>> Begin
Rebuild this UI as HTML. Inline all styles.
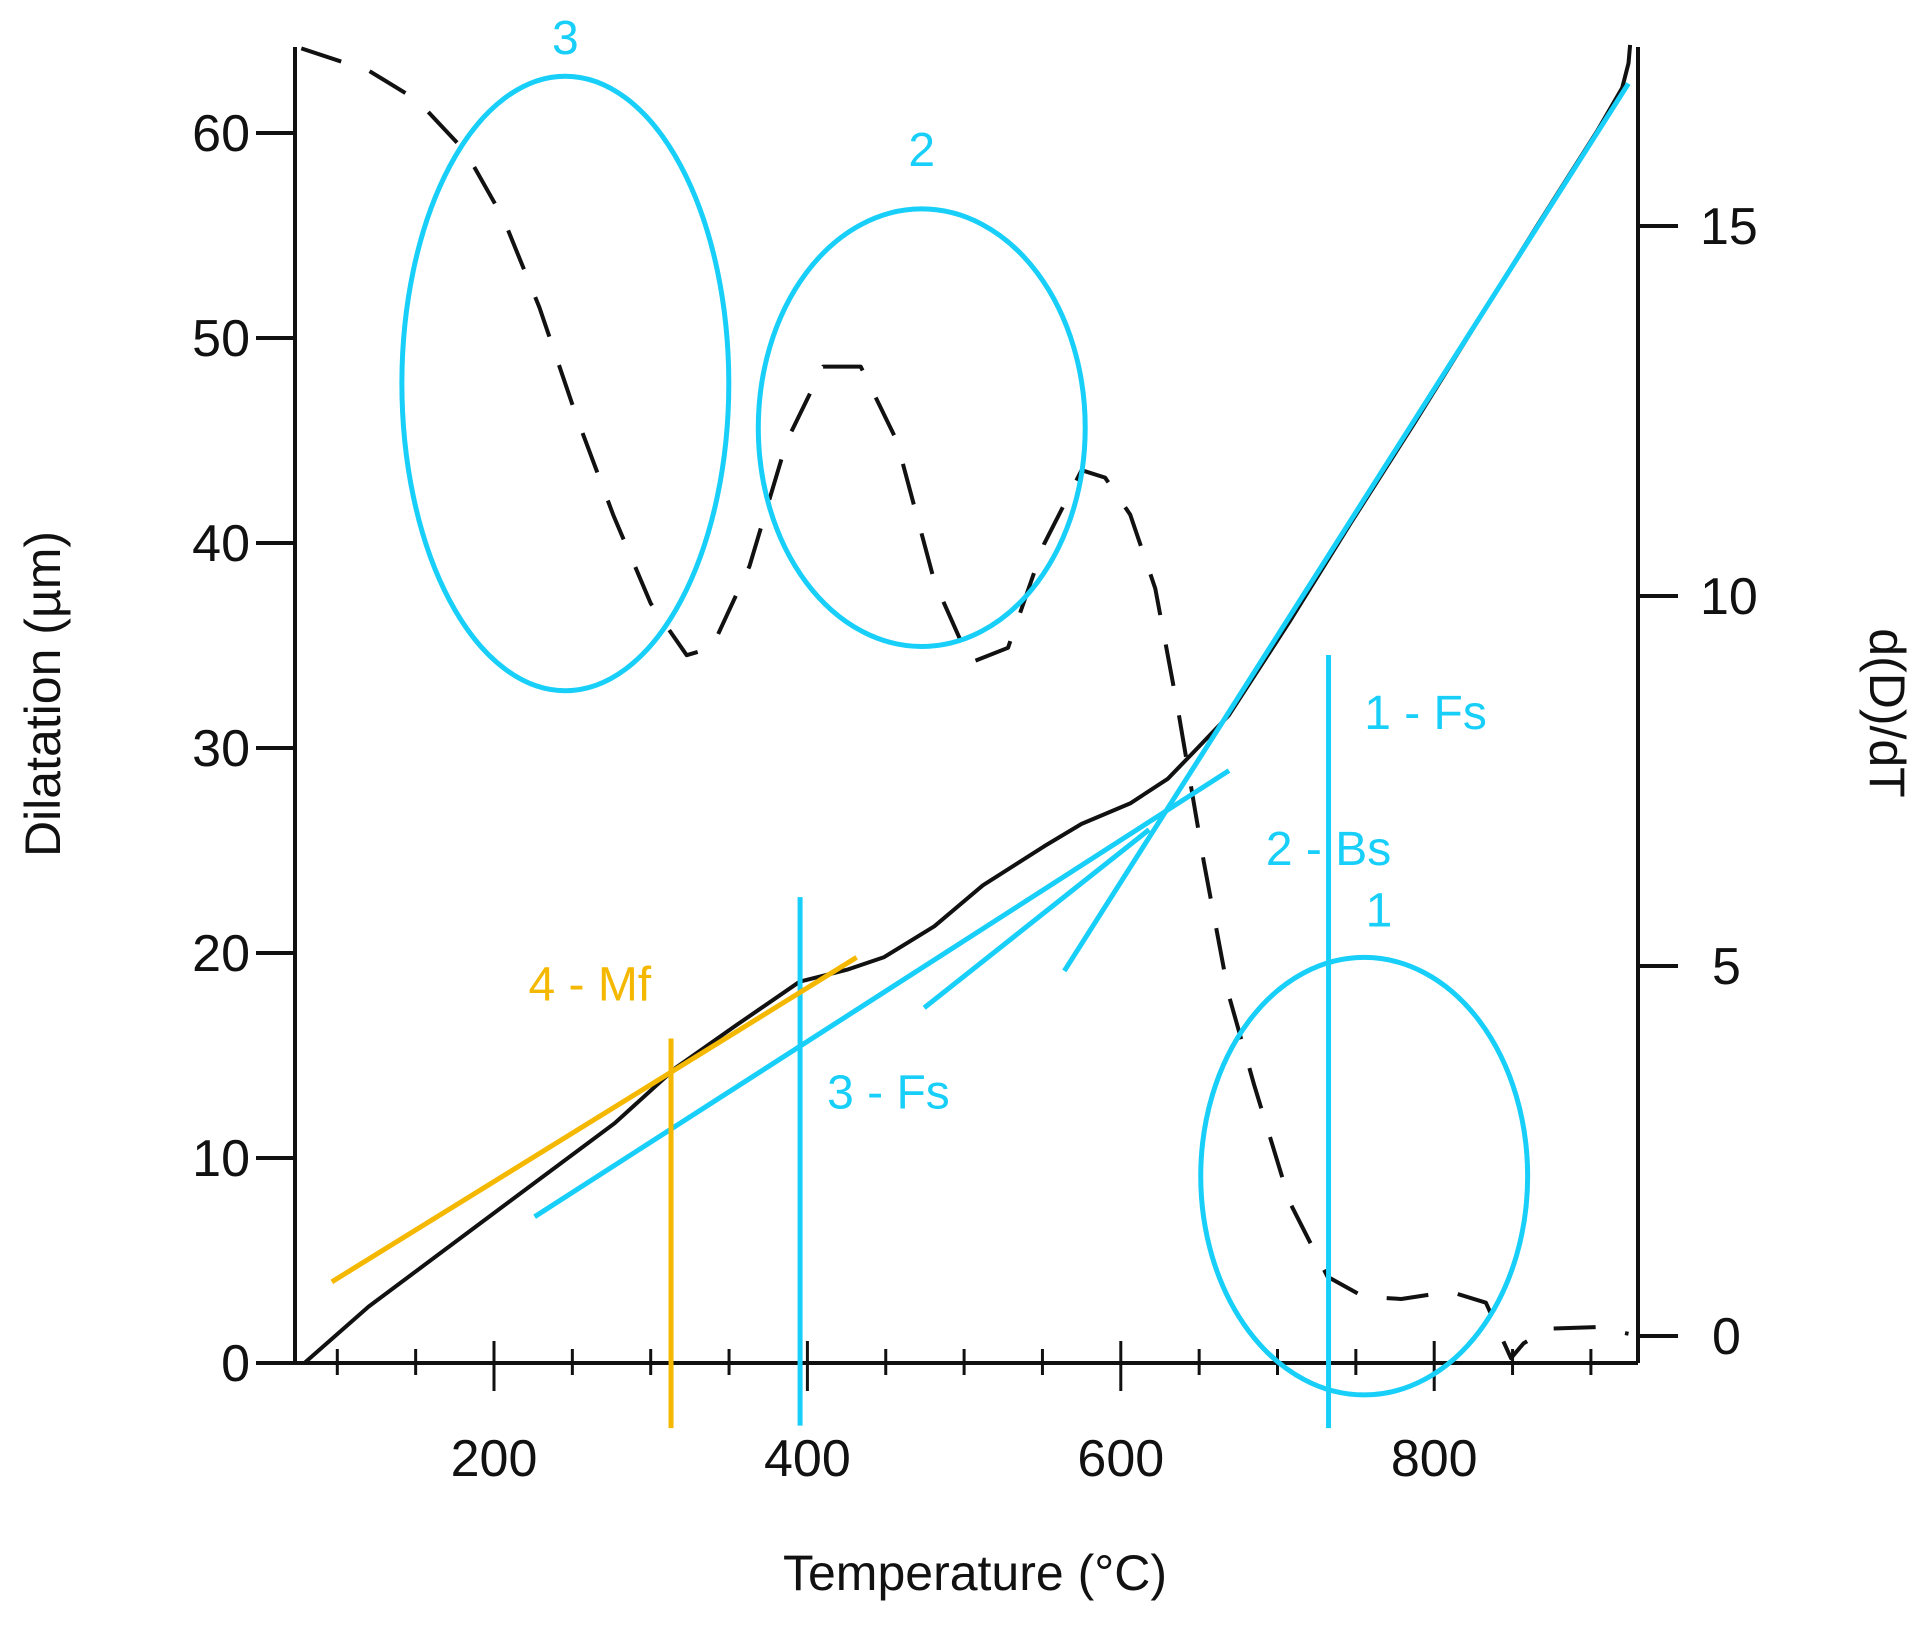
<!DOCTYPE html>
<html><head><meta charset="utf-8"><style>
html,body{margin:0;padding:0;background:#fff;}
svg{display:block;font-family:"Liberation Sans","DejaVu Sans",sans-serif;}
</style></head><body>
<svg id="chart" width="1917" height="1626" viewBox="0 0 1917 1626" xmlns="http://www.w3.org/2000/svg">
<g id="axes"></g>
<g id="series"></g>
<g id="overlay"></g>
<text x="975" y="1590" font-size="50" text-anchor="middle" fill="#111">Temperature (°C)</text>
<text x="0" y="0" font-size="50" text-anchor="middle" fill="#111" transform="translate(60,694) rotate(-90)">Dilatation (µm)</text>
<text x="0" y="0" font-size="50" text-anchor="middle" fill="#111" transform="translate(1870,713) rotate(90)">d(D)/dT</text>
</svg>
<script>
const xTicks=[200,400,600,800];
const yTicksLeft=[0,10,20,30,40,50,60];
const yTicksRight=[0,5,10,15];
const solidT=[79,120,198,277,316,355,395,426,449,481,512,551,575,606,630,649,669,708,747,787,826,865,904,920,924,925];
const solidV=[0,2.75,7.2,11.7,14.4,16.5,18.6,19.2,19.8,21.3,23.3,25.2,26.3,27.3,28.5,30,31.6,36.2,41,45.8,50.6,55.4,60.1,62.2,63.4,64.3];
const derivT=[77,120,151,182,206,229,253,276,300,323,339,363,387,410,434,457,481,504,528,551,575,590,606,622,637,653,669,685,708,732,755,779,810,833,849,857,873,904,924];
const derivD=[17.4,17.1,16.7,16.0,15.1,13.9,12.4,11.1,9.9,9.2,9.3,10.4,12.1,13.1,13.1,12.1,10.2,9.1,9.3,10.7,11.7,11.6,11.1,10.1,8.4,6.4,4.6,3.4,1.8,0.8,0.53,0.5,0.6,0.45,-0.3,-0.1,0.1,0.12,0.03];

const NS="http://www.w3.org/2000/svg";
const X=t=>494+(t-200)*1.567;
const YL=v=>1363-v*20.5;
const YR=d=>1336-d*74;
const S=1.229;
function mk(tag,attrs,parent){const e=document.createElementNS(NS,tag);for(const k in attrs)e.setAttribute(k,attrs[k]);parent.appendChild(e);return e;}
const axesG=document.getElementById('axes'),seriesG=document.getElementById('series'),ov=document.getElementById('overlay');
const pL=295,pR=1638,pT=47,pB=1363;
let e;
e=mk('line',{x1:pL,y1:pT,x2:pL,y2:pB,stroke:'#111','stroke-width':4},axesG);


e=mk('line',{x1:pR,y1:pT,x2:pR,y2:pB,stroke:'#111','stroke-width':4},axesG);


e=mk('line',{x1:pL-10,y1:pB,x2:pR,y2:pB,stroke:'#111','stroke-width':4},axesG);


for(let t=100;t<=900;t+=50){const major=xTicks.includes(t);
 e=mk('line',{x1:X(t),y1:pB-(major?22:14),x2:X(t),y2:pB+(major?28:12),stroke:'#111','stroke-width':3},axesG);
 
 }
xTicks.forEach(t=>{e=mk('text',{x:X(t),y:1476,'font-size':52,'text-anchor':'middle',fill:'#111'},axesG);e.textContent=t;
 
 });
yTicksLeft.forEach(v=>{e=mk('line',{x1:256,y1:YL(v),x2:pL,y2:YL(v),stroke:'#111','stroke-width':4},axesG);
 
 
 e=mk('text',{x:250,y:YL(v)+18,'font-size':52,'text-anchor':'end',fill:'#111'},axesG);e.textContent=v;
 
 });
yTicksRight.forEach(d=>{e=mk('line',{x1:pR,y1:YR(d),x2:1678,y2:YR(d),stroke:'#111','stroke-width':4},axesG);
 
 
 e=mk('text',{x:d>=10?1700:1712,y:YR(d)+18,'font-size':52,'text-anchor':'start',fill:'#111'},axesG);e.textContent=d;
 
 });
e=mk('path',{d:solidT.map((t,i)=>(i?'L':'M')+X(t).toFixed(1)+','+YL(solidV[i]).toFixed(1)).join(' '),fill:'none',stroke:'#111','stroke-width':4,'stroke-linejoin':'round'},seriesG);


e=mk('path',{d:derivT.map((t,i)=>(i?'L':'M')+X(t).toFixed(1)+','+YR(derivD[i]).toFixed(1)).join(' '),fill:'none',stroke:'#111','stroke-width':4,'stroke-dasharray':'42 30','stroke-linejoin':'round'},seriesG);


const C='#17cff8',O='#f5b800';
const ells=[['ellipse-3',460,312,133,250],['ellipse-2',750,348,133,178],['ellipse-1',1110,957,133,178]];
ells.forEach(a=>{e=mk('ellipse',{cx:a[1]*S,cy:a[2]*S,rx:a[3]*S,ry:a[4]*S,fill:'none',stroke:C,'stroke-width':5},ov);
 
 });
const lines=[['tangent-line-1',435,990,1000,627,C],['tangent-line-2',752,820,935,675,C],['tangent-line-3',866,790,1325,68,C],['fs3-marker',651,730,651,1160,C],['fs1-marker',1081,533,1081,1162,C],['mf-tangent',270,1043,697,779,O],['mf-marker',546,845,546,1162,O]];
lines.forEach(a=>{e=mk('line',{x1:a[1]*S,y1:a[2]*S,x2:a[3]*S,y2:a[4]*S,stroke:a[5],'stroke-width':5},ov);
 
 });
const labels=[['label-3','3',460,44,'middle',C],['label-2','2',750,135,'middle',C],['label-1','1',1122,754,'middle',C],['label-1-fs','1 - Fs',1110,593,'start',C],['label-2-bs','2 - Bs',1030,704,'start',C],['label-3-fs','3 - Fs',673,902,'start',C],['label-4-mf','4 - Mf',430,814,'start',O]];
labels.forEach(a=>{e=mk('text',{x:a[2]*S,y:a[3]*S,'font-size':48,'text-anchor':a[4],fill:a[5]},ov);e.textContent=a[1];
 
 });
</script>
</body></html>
>> End
## WHAT THE TASK ASKS:
Quote every line word for word and keep the images out of the copy.

## ANSWER BELOW:
Rebuild this UI as HTML. Inline all styles.
<!DOCTYPE html>
<html><head><meta charset="utf-8"><style>
html,body{margin:0;padding:0;background:#fff;}
svg{display:block;font-family:"Liberation Sans","DejaVu Sans",sans-serif;}
</style></head><body>
<svg id="chart" width="1917" height="1626" viewBox="0 0 1917 1626" xmlns="http://www.w3.org/2000/svg">
<g id="axes"></g>
<g id="series"></g>
<g id="overlay"></g>
<text x="975" y="1590" font-size="50" text-anchor="middle" fill="#111">Temperature (°C)</text>
<text x="0" y="0" font-size="50" text-anchor="middle" fill="#111" transform="translate(60,694) rotate(-90)">Dilatation (µm)</text>
<text x="0" y="0" font-size="50" text-anchor="middle" fill="#111" transform="translate(1870,713) rotate(90)">d(D)/dT</text>
</svg>
<script>
const xTicks=[200,400,600,800];
const yTicksLeft=[0,10,20,30,40,50,60];
const yTicksRight=[0,5,10,15];
const solidT=[79,120,198,277,316,355,395,426,449,481,512,551,575,606,630,649,669,708,747,787,826,865,904,920,924,925];
const solidV=[0,2.75,7.2,11.7,14.4,16.5,18.6,19.2,19.8,21.3,23.3,25.2,26.3,27.3,28.5,30,31.6,36.2,41,45.8,50.6,55.4,60.1,62.2,63.4,64.3];
const derivT=[77,120,151,182,206,229,253,276,300,323,339,363,387,410,434,457,481,504,528,551,575,590,606,622,637,653,669,685,708,732,755,779,810,833,849,857,873,904,924];
const derivD=[17.4,17.1,16.7,16.0,15.1,13.9,12.4,11.1,9.9,9.2,9.3,10.4,12.1,13.1,13.1,12.1,10.2,9.1,9.3,10.7,11.7,11.6,11.1,10.1,8.4,6.4,4.6,3.4,1.8,0.8,0.53,0.5,0.6,0.45,-0.3,-0.1,0.1,0.12,0.03];

const NS="http://www.w3.org/2000/svg";
const X=t=>494+(t-200)*1.567;
const YL=v=>1363-v*20.5;
const YR=d=>1336-d*74;
const S=1.229;
function mk(tag,attrs,parent){const e=document.createElementNS(NS,tag);for(const k in attrs)e.setAttribute(k,attrs[k]);parent.appendChild(e);return e;}
const axesG=document.getElementById('axes'),seriesG=document.getElementById('series'),ov=document.getElementById('overlay');
const pL=295,pR=1638,pT=47,pB=1363;
let e;
e=mk('line',{x1:pL,y1:pT,x2:pL,y2:pB,stroke:'#111','stroke-width':4},axesG);


e=mk('line',{x1:pR,y1:pT,x2:pR,y2:pB,stroke:'#111','stroke-width':4},axesG);


e=mk('line',{x1:pL-10,y1:pB,x2:pR,y2:pB,stroke:'#111','stroke-width':4},axesG);


for(let t=100;t<=900;t+=50){const major=xTicks.includes(t);
 e=mk('line',{x1:X(t),y1:pB-(major?22:14),x2:X(t),y2:pB+(major?28:12),stroke:'#111','stroke-width':3},axesG);
 
 }
xTicks.forEach(t=>{e=mk('text',{x:X(t),y:1476,'font-size':52,'text-anchor':'middle',fill:'#111'},axesG);e.textContent=t;
 
 });
yTicksLeft.forEach(v=>{e=mk('line',{x1:256,y1:YL(v),x2:pL,y2:YL(v),stroke:'#111','stroke-width':4},axesG);
 
 
 e=mk('text',{x:250,y:YL(v)+18,'font-size':52,'text-anchor':'end',fill:'#111'},axesG);e.textContent=v;
 
 });
yTicksRight.forEach(d=>{e=mk('line',{x1:pR,y1:YR(d),x2:1678,y2:YR(d),stroke:'#111','stroke-width':4},axesG);
 
 
 e=mk('text',{x:d>=10?1700:1712,y:YR(d)+18,'font-size':52,'text-anchor':'start',fill:'#111'},axesG);e.textContent=d;
 
 });
e=mk('path',{d:solidT.map((t,i)=>(i?'L':'M')+X(t).toFixed(1)+','+YL(solidV[i]).toFixed(1)).join(' '),fill:'none',stroke:'#111','stroke-width':4,'stroke-linejoin':'round'},seriesG);


e=mk('path',{d:derivT.map((t,i)=>(i?'L':'M')+X(t).toFixed(1)+','+YR(derivD[i]).toFixed(1)).join(' '),fill:'none',stroke:'#111','stroke-width':4,'stroke-dasharray':'42 30','stroke-linejoin':'round'},seriesG);


const C='#17cff8',O='#f5b800';
const ells=[['ellipse-3',460,312,133,250],['ellipse-2',750,348,133,178],['ellipse-1',1110,957,133,178]];
ells.forEach(a=>{e=mk('ellipse',{cx:a[1]*S,cy:a[2]*S,rx:a[3]*S,ry:a[4]*S,fill:'none',stroke:C,'stroke-width':5},ov);
 
 });
const lines=[['tangent-line-1',435,990,1000,627,C],['tangent-line-2',752,820,935,675,C],['tangent-line-3',866,790,1325,68,C],['fs3-marker',651,730,651,1160,C],['fs1-marker',1081,533,1081,1162,C],['mf-tangent',270,1043,697,779,O],['mf-marker',546,845,546,1162,O]];
lines.forEach(a=>{e=mk('line',{x1:a[1]*S,y1:a[2]*S,x2:a[3]*S,y2:a[4]*S,stroke:a[5],'stroke-width':5},ov);
 
 });
const labels=[['label-3','3',460,44,'middle',C],['label-2','2',750,135,'middle',C],['label-1','1',1122,754,'middle',C],['label-1-fs','1 - Fs',1110,593,'start',C],['label-2-bs','2 - Bs',1030,704,'start',C],['label-3-fs','3 - Fs',673,902,'start',C],['label-4-mf','4 - Mf',430,814,'start',O]];
labels.forEach(a=>{e=mk('text',{x:a[2]*S,y:a[3]*S,'font-size':48,'text-anchor':a[4],fill:a[5]},ov);e.textContent=a[1];
 
 });
</script>
</body></html>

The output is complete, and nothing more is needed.